**Task to complete**
Leave out the pictures, and write out exactly the lines from the beginning of the material to the line holding "arrow_y = [21.27, 19.23]", that line included, and nothing else.

**Information provided**
#####
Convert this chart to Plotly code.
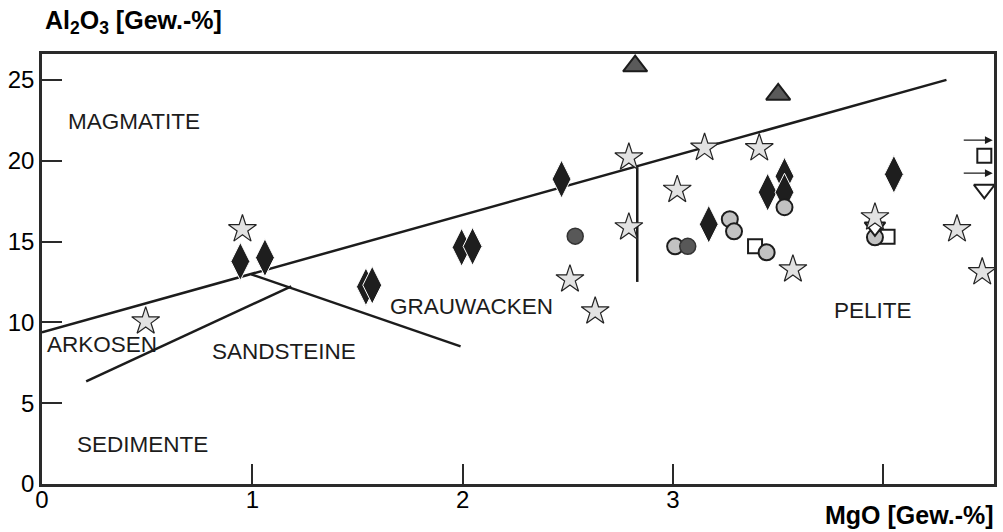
import plotly.graph_objects as go

# ---- data (MgO, Al2O3 in wt-%) ----
star_x = [0.953, 0.493, 2.51, 2.63, 2.79, 2.79, 3.02, 3.15, 3.41, 3.57, 3.96, 4.35, 4.47]
star_y = [15.76, 10.06, 12.66, 10.68, 20.2, 15.88, 18.2, 20.8, 20.77, 13.28, 16.5, 15.76, 13.1]

diam_x = [0.943, 1.06, 1.54, 1.57, 1.995, 2.047, 2.47, 3.17, 3.45, 3.53, 3.53, 4.05]
diam_y = [13.77, 14.0, 12.2, 12.3, 14.64, 14.7, 18.86, 16.07, 18.05, 19.04, 18.05, 19.16]

lcirc_x = [3.01, 3.27, 3.29, 3.445, 3.53, 3.96]
lcirc_y = [14.7, 16.38, 15.63, 14.33, 17.12, 15.26]

dcirc_x = [2.535, 3.07]
dcirc_y = [15.33, 14.7]

sq_x = [3.39, 4.02, 4.48]
sq_y = [14.7, 15.3, 20.3]

tdown_x = [3.96, 4.48]
tdown_y = [15.9, 18.23]

tup_x = [2.82, 3.50]
tup_y = [25.85, 24.1]

# off-scale arrows (y values)
arrow_y = [21.27, 19.23]

# field boundaries
b_main_x = [0.0, 4.30]
b_main_y = [9.38, 25.0]
b_vert_x = [2.83, 2.83]
b_vert_y = [19.6, 12.5]
b_grau_x = [0.995, 1.99]
b_grau_y = [12.97, 8.51]
b_ark_x = [0.21, 1.185]
b_ark_y = [6.35, 12.23]

labels = ["MAGMATITE", "ARKOSEN", "SANDSTEINE", "GRAUWACKEN", "PELITE", "SEDIMENTE"]
label_x = [0.435, 0.015, 1.15, 2.04, 3.95, 0.48]
label_y = [22.45, 8.64, 8.2, 11.0, 10.74, 2.45]
label_anchor = ["center", "left", "center", "center", "center", "center"]

x_ticks = [0, 1, 2, 3, 4]
x_ticktext = ["0", "1", "2", "3", ""]
y_ticks = [0, 5, 10, 15, 20, 25]

FONT = "Liberation Sans, Arial, sans-serif"
INK = "#1c1c1c"

fig = go.Figure()

for bx, by in [(b_main_x, b_main_y), (b_vert_x, b_vert_y), (b_grau_x, b_grau_y), (b_ark_x, b_ark_y)]:
    fig.add_trace(go.Scatter(x=bx, y=by, mode="lines", line=dict(color=INK, width=2.5),
                             hoverinfo="skip", showlegend=False))

fig.add_trace(go.Scatter(x=diam_x, y=diam_y, mode="markers", showlegend=False,
                         marker=dict(symbol="diamond-tall", size=27, color="#1e1e1e",
                                     line=dict(color="white", width=1))))
fig.add_trace(go.Scatter(x=sq_x, y=sq_y, mode="markers", showlegend=False,
                         marker=dict(symbol="square", size=14, color="white",
                                     line=dict(color=INK, width=2))))
fig.add_trace(go.Scatter(x=lcirc_x, y=lcirc_y, mode="markers", showlegend=False,
                         marker=dict(symbol="circle", size=16, color="#c2c2c2",
                                     line=dict(color=INK, width=2))))
fig.add_trace(go.Scatter(x=dcirc_x, y=dcirc_y, mode="markers", showlegend=False,
                         marker=dict(symbol="circle", size=16, color="#585858",
                                     line=dict(color="#333333", width=1.5))))
fig.add_trace(go.Scatter(x=tdown_x, y=tdown_y, mode="markers", showlegend=False,
                         marker=dict(symbol="triangle-down", size=18, color="white",
                                     line=dict(color=INK, width=2))))
fig.add_trace(go.Scatter(x=star_x, y=star_y, mode="markers", showlegend=False,
                         marker=dict(symbol="star", size=21, color="#e2e2e2",
                                     line=dict(color="#222222", width=1.2))))
fig.add_trace(go.Scatter(x=tup_x, y=tup_y, mode="markers", showlegend=False,
                         marker=dict(symbol="triangle-up", size=21, color="#5a5a5a",
                                     line=dict(color=INK, width=2))))

for t, lx, ly, an in zip(labels, label_x, label_y, label_anchor):
    fig.add_annotation(x=lx, y=ly, text=t, showarrow=False, xanchor=an, yanchor="middle",
                       font=dict(family=FONT, size=22.5, color=INK))

for ay_ in arrow_y:
    fig.add_annotation(x=4.52, y=ay_, ax=4.375, ay=ay_, xref="x", yref="y", axref="x", ayref="y",
                       text="", showarrow=True, arrowhead=2, arrowsize=1.2, arrowwidth=1.3,
                       arrowcolor=INK)

fig.add_annotation(x=0.001, y=1.074, xref="paper", yref="paper", xanchor="left", yanchor="middle",
                   text="<b>Al<sub>2</sub>O<sub>3</sub> [Gew.-%]</b>", showarrow=False,
                   font=dict(family=FONT, size=25, color="black"))
fig.add_annotation(x=1.002, y=-0.072, xref="paper", yref="paper", xanchor="right", yanchor="middle",
                   text="<b>MgO [Gew.-%]</b>", showarrow=False,
                   font=dict(family=FONT, size=25, color="black"))

axis_common = dict(showgrid=False, zeroline=False, showline=True, linecolor="#2a2a2a",
                   linewidth=2.5, mirror=True, ticks="inside", ticklen=20, tickwidth=2,
                   tickcolor="#2a2a2a", tickfont=dict(family=FONT, size=24, color="black"))

fig.update_xaxes(range=[0, 4.526], tickvals=x_ticks, ticktext=x_ticktext,
                 ticklabelstandoff=-8, **axis_common)
fig.update_yaxes(range=[0, 26.6], tickvals=y_ticks, **axis_common)

fig.update_layout(width=1003, height=532, margin=dict(l=42, r=6, t=54, b=48),
                  plot_bgcolor="white", paper_bgcolor="white", showlegend=False)

fig.write_html("out.html")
#####
**Exercise solution**
Convert this chart to Plotly code.
import plotly.graph_objects as go

# ---- data (MgO, Al2O3 in wt-%) ----
star_x = [0.953, 0.493, 2.51, 2.63, 2.79, 2.79, 3.02, 3.15, 3.41, 3.57, 3.96, 4.35, 4.47]
star_y = [15.76, 10.06, 12.66, 10.68, 20.2, 15.88, 18.2, 20.8, 20.77, 13.28, 16.5, 15.76, 13.1]

diam_x = [0.943, 1.06, 1.54, 1.57, 1.995, 2.047, 2.47, 3.17, 3.45, 3.53, 3.53, 4.05]
diam_y = [13.77, 14.0, 12.2, 12.3, 14.64, 14.7, 18.86, 16.07, 18.05, 19.04, 18.05, 19.16]

lcirc_x = [3.01, 3.27, 3.29, 3.445, 3.53, 3.96]
lcirc_y = [14.7, 16.38, 15.63, 14.33, 17.12, 15.26]

dcirc_x = [2.535, 3.07]
dcirc_y = [15.33, 14.7]

sq_x = [3.39, 4.02, 4.48]
sq_y = [14.7, 15.3, 20.3]

tdown_x = [3.96, 4.48]
tdown_y = [15.9, 18.23]

tup_x = [2.82, 3.50]
tup_y = [25.85, 24.1]

# off-scale arrows (y values)
arrow_y = [21.27, 19.23]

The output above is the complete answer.